Caso Morisi, i 4 punti oscuri dell’inchiesta che imbarazza Salvini

Per tutto il resto, «il caso Morisi» è una battaglia di versioni contrapposte sull’unico reato contestato: «Cessione di sostanze stupefacenti».

Da un lato, l’ex spin doctor del leader della Lega Matteo Salvini. Dall’altro, un ragazzo di 20 anni che vive a Milano e lavora come escort e così si presenta: «Bisessuale, gigolo, Rom, per tutti. Età 19, altezza 1,75. Lingue: spagnolo, castigliano, italiano, russo». Qui le versioni non potrebbero essere più discordanti. Lui giura di aver trovato la droga liquida, la cosiddetta droga dello stupro, a casa di Morisi; «È stato lui a offrirla a me e al mio amico contattato su Grindr. Doveva pagarci 4 mila euro, da dividere in due. Quando siamo arrivati a casa sua ci ha dato la droga dello stupro. Non ci ha obbligato, all’inizio ci siamo anche divertiti. Ma alla fine Morisi non ci voleva pagare e io sono stato male». L’ex guru dei social media della Lega racconta, però, una versione completamente opposta: «È stato lui a portare la droga liquida. Non ho commesso alcun reato». Era un regalo?

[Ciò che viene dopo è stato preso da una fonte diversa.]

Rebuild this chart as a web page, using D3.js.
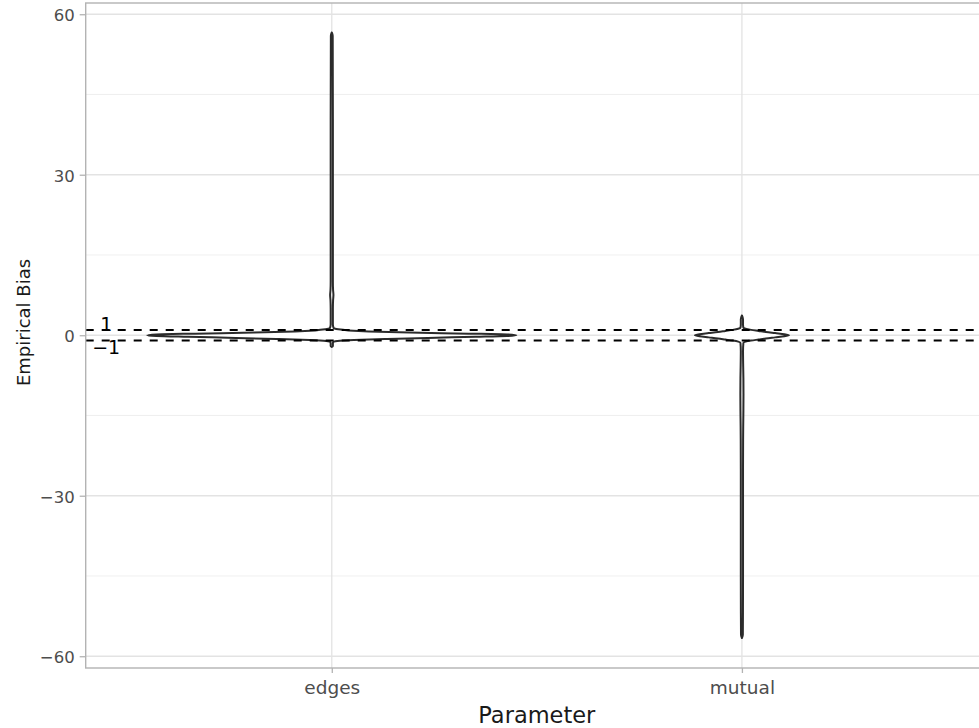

Era nel prezzo pattuito? Perché i ragazzi, quando incontrano i carabinieri, hanno quella bottiglietta ancora piena a metà? Uno di loro porta i carabinieri a casa Morisi. Spiega che il proprietario di casa andava a prendere la cocaina al piano di sopra. Morisi stesso indica lo scaffale tra i libri: lì la modica quantità viene sequestrata. Chi l’ha portata? Chi l’ha ceduta? C’entra qualcosa il quarto uomo? Di certo, almeno fin qui, questo è l’unico reato contestato.